One of Australia’s iconic Labour leaders and former Governor General Bill Hayden has been baptized as a Catholic at the age of 85, and after a lifetime as a declared atheist.
“There’s been a gnawing pain in my heart and soul about what is the meaning of life. What’s my role in it?” Hayden said.
Now in declining health, the former federal opposition leader and foreign minister said he hoped his new-found faith might encourage others as the Church passes through difficult times.
“This took too long, and now I am going to be devoted.
“From this day forward I’m going to vouch for God,” Hayden told The Catholic Leader as he prepared to be welcomed into the Church at St Mary’s Church, Ipswich, west of Brisbane, on September 9.

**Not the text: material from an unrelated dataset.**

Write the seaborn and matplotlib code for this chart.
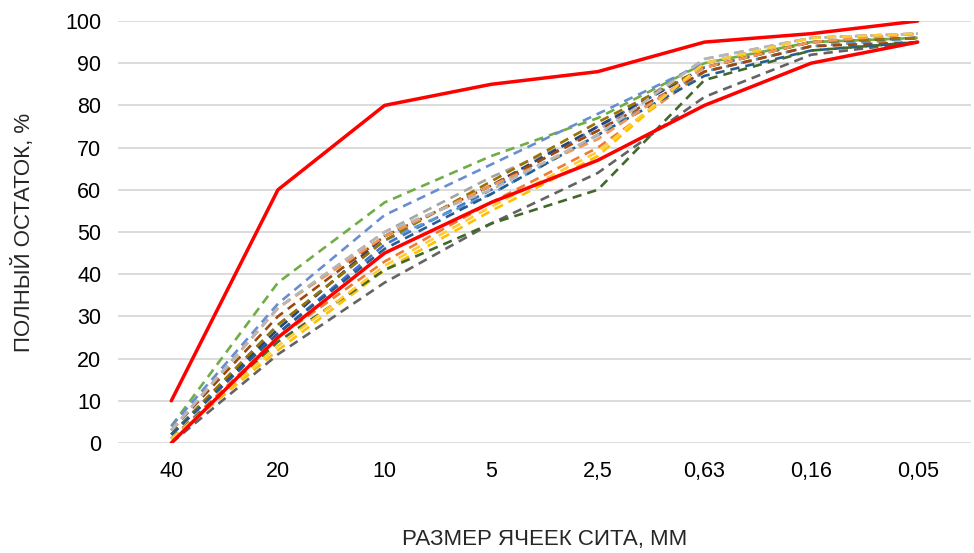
import pandas as pd
import matplotlib
matplotlib.use("Agg")
import matplotlib.pyplot as plt
import seaborn as sns

# размеры сит, мм
sieves = ['40', '20', '10', '5', '2,5', '0,63', '0,16', '0,05']

# границы зернового состава (красные)
upper_bound = [10, 60, 80, 85, 88, 95, 97, 100]
lower_bound = [0, 25, 45, 57, 67, 80, 90, 95]

# пробы (пунктир)
s01 = [2, 26, 47, 60, 75, 89, 95, 96]
s02 = [1, 25, 43, 57, 70, 88, 94, 96]
s03 = [3, 32, 50, 63, 74, 91, 96, 97]
s04 = [1, 22, 41, 55, 68, 90, 95, 97]
s05 = [2, 28, 48, 59, 73, 88, 94, 96]
s06 = [4, 38, 57, 68, 77, 90, 95, 96]
s07 = [2, 27, 49, 61, 75, 89, 95, 96]
s08 = [3, 30, 49, 61, 74, 88, 94, 95]
s09 = [0, 21, 38, 52, 64, 82, 92, 95]
s10 = [2, 28, 48, 62, 76, 89, 95, 96]
s11 = [2, 26, 46, 59, 73, 87, 93, 95]
s12 = [1, 24, 41, 52, 60, 86, 93, 95]
s13 = [4, 33, 54, 66, 78, 90, 96, 97]
s14 = [3, 32, 49, 61, 72, 89, 95, 97]
s15 = [3, 32, 50, 60, 73, 91, 96, 97]
s16 = [1, 23, 42, 56, 69, 90, 96, 97]

samples = [s01, s02, s03, s04, s05, s06, s07, s08,
           s09, s10, s11, s12, s13, s14, s15, s16]
colors = ['#4472C4', '#ED7D31', '#A5A5A5', '#FFC000', '#5B9BD5', '#70AD47',
          '#264478', '#9E480E', '#636363', '#997300', '#255E91', '#43682B',
          '#698ED0', '#F1975A', '#B7B7B7', '#FFCD33']

sns.set_style('white')
plt.rcParams['font.family'] = ['Liberation Sans', 'DejaVu Sans']

fig = plt.figure(figsize=(9.74, 5.53), dpi=100)
ax = fig.add_axes([118 / 974, 1 - 443 / 553, (971 - 118) / 974, (443 - 21) / 553])

xpos = list(range(len(sieves)))
for vals, c in zip(samples, colors):
    df = pd.DataFrame({'x': xpos, 'y': vals})
    sns.lineplot(data=df, x='x', y='y', color=c, lw=1.9, ax=ax,
                 linestyle=(0, (3.5, 2.3)), sort=False)

for vals in [upper_bound, lower_bound]:
    df = pd.DataFrame({'x': xpos, 'y': vals})
    sns.lineplot(data=df, x='x', y='y', color='#FF0000', lw=2.5, ax=ax, sort=False)

ax.set_xlim(-0.5, len(sieves) - 0.5)
ax.set_ylim(0, 100)
ax.set_yticks(range(0, 101, 10))
ax.set_xticks(xpos)
ax.set_xticklabels(sieves)
ax.tick_params(axis='both', labelsize=15.5, colors='#000000', length=0)
ax.tick_params(axis='x', pad=13)
ax.tick_params(axis='y', pad=12)
ax.grid(axis='y', color='#D9D9D9', lw=1.3)
ax.set_axisbelow(True)
for s in ax.spines.values():
    s.set_visible(False)

ax.set_xlabel('РАЗМЕР ЯЧЕЕК СИТА, ММ', fontsize=16, labelpad=34)
ax.set_ylabel('ПОЛНЫЙ ОСТАТОК, %', fontsize=16, labelpad=22)

fig.savefig('out.png', dpi=100, facecolor='white')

He suffered a stroke in 2014, and as he prepared for the baptism celebrated by Fr Peter Dillon, Hayden was feeling “great pain” from a recent fall in which he broke his shoulder. However he was determined to go ahead. Fr Dillon said he felt a “real closeness” with the former Australian leader as he baptized him.

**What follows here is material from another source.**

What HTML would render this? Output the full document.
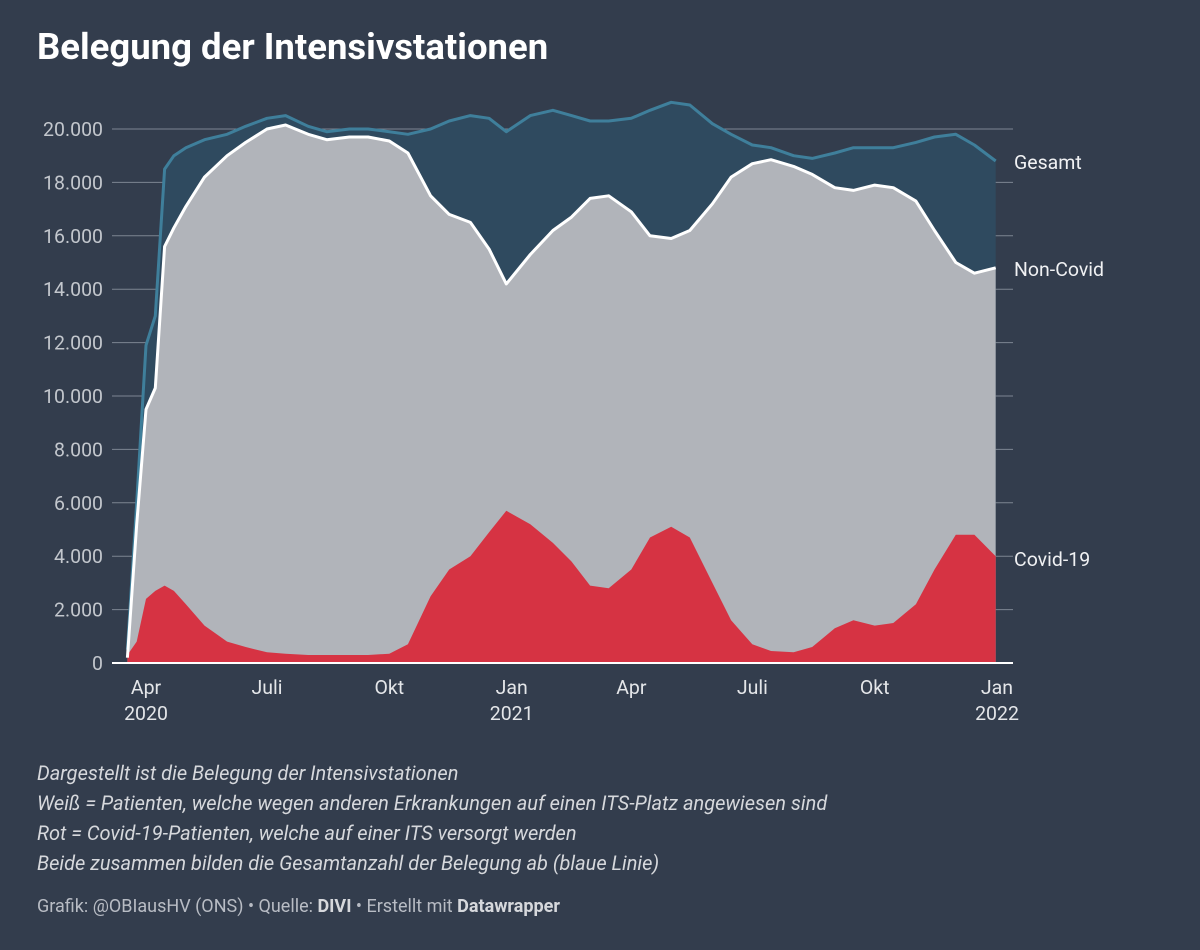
<!DOCTYPE html>
<html><head><meta charset="utf-8">
<style>
html,body{margin:0;padding:0;background:#333d4d;}
body{width:1200px;height:950px;position:relative;font-family:"Roboto","Liberation Sans",sans-serif;overflow:hidden;}
h1{position:absolute;left:37px;top:25px;margin:0;font-size:36.5px;font-weight:bold;color:#fff;}
.notes{position:absolute;left:37px;top:758px;color:#d6d8dc;font-style:italic;font-size:20px;line-height:30px;}
.foot{position:absolute;left:37px;top:896px;color:#b8bcc4;font-size:18px;}
.foot b{color:#d6d8dc;}
</style></head><body>
<h1>Belegung der Intensivstationen</h1>
<svg id="chart" width="1200" height="950" style="position:absolute;left:0;top:0"></svg>
<div class="notes">
Dargestellt ist die Belegung der Intensivstationen<br>
Weiß = Patienten, welche wegen anderen Erkrankungen auf einen ITS-Platz angewiesen sind<br>
Rot = Covid-19-Patienten, welche auf einer ITS versorgt werden<br>
Beide zusammen bilden die Gesamtanzahl der Belegung ab (blaue Linie)
</div>
<div class="foot">Grafik: @OBIausHV (ONS) • Quelle: <b>DIVI</b> • Erstellt mit <b>Datawrapper</b></div>
<script>
const dates=["2020-03-18","2020-03-25","2020-04-01","2020-04-08","2020-04-15","2020-04-22","2020-05-01","2020-05-15","2020-06-01","2020-06-15","2020-07-01","2020-07-15","2020-08-01","2020-08-15","2020-09-01","2020-09-15","2020-10-01","2020-10-15","2020-11-01","2020-11-15","2020-12-01","2020-12-15","2020-12-28","2021-01-15","2021-02-01","2021-02-15","2021-03-01","2021-03-15","2021-04-01","2021-04-15","2021-05-01","2021-05-15","2021-06-01","2021-06-15","2021-07-01","2021-07-15","2021-08-01","2021-08-15","2021-09-01","2021-09-15","2021-10-01","2021-10-15","2021-11-01","2021-11-15","2021-12-01","2021-12-15","2021-12-31"];
const gesamt=[500,6000,11900,13000,18500,19000,19300,19600,19800,20100,20400,20500,20100,19900,20000,20000,19900,19800,20000,20300,20500,20400,19900,20500,20700,20500,20300,20300,20400,20700,21000,20900,20200,19800,19400,19300,19000,18900,19100,19300,19300,19300,19500,19700,19800,19400,18800];
const covid=[300,800,2400,2700,2900,2700,2200,1400,800,600,400,350,300,300,300,300,350,700,2500,3500,4000,4900,5700,5200,4500,3800,2900,2800,3500,4700,5100,4700,3000,1600,700,450,400,600,1300,1600,1400,1500,2200,3500,4800,4800,4000];
const yTicks=[0,2000,4000,6000,8000,10000,12000,14000,16000,18000,20000];
const xTickDates=["2020-04-01","2020-07-01","2020-10-01","2021-01-01","2021-04-01","2021-07-01","2021-10-01","2022-01-01"];
const xTickLabels=[["Apr","2020"],["Juli"],["Okt"],["Jan","2021"],["Apr"],["Juli"],["Okt"],["Jan","2022"]];

const svg=document.getElementById('chart');const NS='http://www.w3.org/2000/svg';
const base=Date.UTC(2020,3,1);
function day(s){const p=s.split('-');return (Date.UTC(+p[0],+p[1]-1,+p[2])-base)/86400000;}
function X(s){return 146+day(s)*(997-146)/640;}
function Y(v){return 663-v*534/20000;}
function el(t,a){const e=document.createElementNS(NS,t);for(const k in a)e.setAttribute(k,a[k]);svg.appendChild(e);return e;}
const non=gesamt.map((g,i)=>g-covid[i]);
function pts(vals){return dates.map((d,i)=>X(d).toFixed(1)+','+Y(vals[i]).toFixed(1));}
function area(vals,fill,name){const p=pts(vals);const e=el('path',{d:'M'+X(dates[0])+','+Y(0)+' L'+p.join(' L')+' L'+X(dates[dates.length-1])+','+Y(0)+'Z',fill:fill});

}
function line(vals,stroke,name){const e=el('polyline',{points:pts(vals).join(' '),fill:'none',stroke:stroke,'stroke-width':3,'stroke-linejoin':'round'});

}
yTicks.forEach(v=>{
 if(v>0){const g=el('line',{x1:112,x2:1013,y1:Y(v),y2:Y(v),stroke:'#7d8592','stroke-width':1});
 
 }
 const t=el('text',{x:103,y:Y(v)+7,'text-anchor':'end',fill:'#c3c7cd','font-size':19.5});t.textContent=v.toLocaleString('de-DE');
 
 
});
area(gesamt,'#2f4a5f','gesamt-area');
area(non,'#b1b4ba','non-covid-area');
area(covid,'#d63343','covid-area');
line(gesamt,'#3f7f9b','gesamt-line');
line(non,'#ffffff','non-covid-line');
const ax=el('line',{x1:112,x2:1013,y1:663,y2:663,stroke:'#fff','stroke-width':2});


xTickDates.forEach((d,i)=>{xTickLabels[i].forEach((s,j)=>{const t=el('text',{x:X(d),y:694+j*26,'text-anchor':'middle',fill:'#e4e6e9','font-size':19.5});t.textContent=s;

});});
[["Gesamt",gesamt,8],["Non-Covid",non,8],["Covid-19",covid,10]].forEach(([n,v,o])=>{const t=el('text',{x:1014,y:Y(v[v.length-1])+o,fill:'#f0f1f3','font-size':19.5});t.textContent=n;

});
</script>
</body></html>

“It was a big thing for him … an act of submission to the fact that there was no denying for him that God is real and he had come to discover that,” he said.

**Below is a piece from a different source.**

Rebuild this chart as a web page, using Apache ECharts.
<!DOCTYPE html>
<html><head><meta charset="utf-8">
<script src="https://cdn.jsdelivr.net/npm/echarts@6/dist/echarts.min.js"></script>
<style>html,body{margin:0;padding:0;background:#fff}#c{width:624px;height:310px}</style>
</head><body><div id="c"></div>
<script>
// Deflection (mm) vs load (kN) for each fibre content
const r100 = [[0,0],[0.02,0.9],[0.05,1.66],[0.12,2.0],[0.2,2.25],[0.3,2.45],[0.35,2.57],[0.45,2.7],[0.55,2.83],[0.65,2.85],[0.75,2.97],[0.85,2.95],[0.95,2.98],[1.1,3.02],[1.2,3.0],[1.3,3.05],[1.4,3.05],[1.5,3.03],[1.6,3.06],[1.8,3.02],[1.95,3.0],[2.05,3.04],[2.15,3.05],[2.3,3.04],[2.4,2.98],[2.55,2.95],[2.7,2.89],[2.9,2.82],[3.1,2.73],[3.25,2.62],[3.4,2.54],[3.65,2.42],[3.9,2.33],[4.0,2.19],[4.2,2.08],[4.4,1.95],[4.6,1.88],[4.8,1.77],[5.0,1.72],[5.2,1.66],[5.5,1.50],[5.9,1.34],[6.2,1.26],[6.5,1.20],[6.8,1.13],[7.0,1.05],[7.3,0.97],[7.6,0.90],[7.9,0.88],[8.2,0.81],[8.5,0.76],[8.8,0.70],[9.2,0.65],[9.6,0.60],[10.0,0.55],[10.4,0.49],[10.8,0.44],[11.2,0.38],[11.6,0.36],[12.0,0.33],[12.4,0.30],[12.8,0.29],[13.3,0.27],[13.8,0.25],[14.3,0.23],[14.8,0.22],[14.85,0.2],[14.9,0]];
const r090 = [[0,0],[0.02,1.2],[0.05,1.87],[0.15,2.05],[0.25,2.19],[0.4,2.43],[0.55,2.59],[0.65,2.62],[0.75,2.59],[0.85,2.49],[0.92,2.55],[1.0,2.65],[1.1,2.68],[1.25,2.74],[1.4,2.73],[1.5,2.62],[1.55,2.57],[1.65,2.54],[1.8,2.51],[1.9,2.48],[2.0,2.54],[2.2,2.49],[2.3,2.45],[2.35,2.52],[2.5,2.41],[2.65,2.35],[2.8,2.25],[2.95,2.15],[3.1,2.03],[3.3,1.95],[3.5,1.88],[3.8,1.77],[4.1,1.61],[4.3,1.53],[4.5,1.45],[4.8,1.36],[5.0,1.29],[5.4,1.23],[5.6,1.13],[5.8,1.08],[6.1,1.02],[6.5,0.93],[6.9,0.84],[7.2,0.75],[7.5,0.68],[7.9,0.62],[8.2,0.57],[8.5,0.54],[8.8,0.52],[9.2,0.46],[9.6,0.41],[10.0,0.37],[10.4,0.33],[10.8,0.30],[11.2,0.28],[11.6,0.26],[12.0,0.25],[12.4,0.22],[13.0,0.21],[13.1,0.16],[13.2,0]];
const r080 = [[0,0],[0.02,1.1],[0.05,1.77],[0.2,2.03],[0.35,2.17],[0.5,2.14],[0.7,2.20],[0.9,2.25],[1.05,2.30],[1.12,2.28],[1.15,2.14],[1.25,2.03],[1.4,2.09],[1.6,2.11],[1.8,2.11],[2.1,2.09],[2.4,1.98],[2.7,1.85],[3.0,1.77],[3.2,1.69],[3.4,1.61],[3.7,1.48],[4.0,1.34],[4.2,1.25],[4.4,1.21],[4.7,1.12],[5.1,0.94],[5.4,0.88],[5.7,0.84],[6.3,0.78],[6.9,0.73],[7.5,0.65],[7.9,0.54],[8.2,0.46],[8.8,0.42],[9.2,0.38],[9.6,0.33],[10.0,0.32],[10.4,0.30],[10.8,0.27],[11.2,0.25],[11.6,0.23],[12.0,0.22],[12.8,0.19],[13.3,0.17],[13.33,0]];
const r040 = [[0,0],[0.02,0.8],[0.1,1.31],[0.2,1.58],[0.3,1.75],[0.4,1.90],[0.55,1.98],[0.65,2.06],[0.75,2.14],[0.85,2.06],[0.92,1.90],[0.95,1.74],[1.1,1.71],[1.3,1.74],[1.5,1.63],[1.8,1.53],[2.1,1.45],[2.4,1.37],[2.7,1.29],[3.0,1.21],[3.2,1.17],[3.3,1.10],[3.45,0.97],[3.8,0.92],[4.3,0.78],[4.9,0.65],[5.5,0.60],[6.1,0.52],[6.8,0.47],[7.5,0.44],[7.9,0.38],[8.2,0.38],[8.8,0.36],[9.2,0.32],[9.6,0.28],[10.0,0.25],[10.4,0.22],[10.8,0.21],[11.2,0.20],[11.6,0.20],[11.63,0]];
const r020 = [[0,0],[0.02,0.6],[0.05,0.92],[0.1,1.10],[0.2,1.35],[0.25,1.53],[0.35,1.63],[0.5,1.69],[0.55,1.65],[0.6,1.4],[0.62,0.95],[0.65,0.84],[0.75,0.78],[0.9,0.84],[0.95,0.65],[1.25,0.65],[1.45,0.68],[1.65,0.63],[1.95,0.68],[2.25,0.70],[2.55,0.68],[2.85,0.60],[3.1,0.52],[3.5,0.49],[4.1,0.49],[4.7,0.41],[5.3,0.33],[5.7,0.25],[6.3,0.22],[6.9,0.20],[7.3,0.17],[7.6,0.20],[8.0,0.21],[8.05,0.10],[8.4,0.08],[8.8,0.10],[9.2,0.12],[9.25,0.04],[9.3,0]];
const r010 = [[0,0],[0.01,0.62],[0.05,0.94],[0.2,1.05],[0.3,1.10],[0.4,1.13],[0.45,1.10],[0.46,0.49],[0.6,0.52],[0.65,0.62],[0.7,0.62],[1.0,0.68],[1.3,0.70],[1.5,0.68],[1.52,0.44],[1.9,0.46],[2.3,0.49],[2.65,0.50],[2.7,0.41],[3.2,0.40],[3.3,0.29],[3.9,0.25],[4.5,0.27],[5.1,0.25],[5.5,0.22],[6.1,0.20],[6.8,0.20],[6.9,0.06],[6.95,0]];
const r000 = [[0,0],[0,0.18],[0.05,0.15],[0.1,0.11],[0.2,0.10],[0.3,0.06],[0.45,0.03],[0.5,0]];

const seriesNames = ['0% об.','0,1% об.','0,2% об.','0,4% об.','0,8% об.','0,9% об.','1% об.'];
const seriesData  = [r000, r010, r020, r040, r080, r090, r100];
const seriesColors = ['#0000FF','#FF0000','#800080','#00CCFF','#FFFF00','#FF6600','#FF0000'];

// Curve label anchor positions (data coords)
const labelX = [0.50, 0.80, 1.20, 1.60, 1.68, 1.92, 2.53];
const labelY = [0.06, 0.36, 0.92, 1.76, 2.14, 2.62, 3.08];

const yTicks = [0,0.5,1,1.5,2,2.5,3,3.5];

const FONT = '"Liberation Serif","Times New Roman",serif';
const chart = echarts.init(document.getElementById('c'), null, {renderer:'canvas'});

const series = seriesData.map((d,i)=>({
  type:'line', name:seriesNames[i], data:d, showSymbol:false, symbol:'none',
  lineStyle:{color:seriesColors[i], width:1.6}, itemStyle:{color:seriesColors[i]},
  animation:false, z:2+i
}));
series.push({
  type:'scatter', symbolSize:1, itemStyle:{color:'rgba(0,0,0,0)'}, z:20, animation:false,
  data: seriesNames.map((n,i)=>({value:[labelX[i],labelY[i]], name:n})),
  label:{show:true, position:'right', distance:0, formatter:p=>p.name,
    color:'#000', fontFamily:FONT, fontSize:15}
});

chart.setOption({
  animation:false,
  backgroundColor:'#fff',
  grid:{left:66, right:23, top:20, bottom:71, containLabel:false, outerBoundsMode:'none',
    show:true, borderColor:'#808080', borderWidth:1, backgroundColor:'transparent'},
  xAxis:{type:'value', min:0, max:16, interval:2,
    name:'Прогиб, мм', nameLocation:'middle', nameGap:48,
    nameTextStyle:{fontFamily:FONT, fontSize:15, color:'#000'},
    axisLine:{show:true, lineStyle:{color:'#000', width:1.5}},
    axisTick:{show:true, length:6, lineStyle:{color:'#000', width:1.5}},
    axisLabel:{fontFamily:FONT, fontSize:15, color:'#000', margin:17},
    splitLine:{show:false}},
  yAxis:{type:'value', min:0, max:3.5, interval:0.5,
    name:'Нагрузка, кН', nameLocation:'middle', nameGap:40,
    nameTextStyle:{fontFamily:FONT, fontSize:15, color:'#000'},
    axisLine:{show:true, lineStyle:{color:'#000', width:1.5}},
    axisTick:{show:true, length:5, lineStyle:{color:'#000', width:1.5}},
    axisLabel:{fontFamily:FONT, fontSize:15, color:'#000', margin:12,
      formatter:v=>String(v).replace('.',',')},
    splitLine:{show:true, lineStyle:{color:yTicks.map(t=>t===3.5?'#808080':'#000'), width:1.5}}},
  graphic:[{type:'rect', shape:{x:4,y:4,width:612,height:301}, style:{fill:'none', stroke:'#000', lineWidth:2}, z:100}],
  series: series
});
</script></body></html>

“I have always felt embraced and loved by her Christian example,” Hayden said, of the 93-year-old, who has been a lifelong inspiration of service to him, and who was among the congregation at the baptism.
“Sister Angela Mary Doyle was for twenty-two years administrator of Mater hospitals in Brisbane – a citadel of health care for the poor of South Brisbane where I grew up towards the end of the Great Depression,” he wrote in a letter to friends before the baptism.
“Dallas (my wife), our daughter Ingrid and I recently visited Sister Angela Mary in the Mater Hospital where she was a patient.
“The next morning I woke with the strong sense that I had been in the presence of a holy woman.
“So after dwelling on these things I found my way back to the core of those beliefs – the Church.” “These characteristics are founded on the teachings of Christ and driven by faith in an external power – the Christian God whose limitations are beyond what humans could attain.
“I can no longer accept that human existence is self-sufficient and isolated.”
Brisbane Archbishop Mark Coleridge also congratulated Hayden.
“I’m delighted for Bill and think it is a gift for not only him and his family but for the entire Church in some sense,” he said.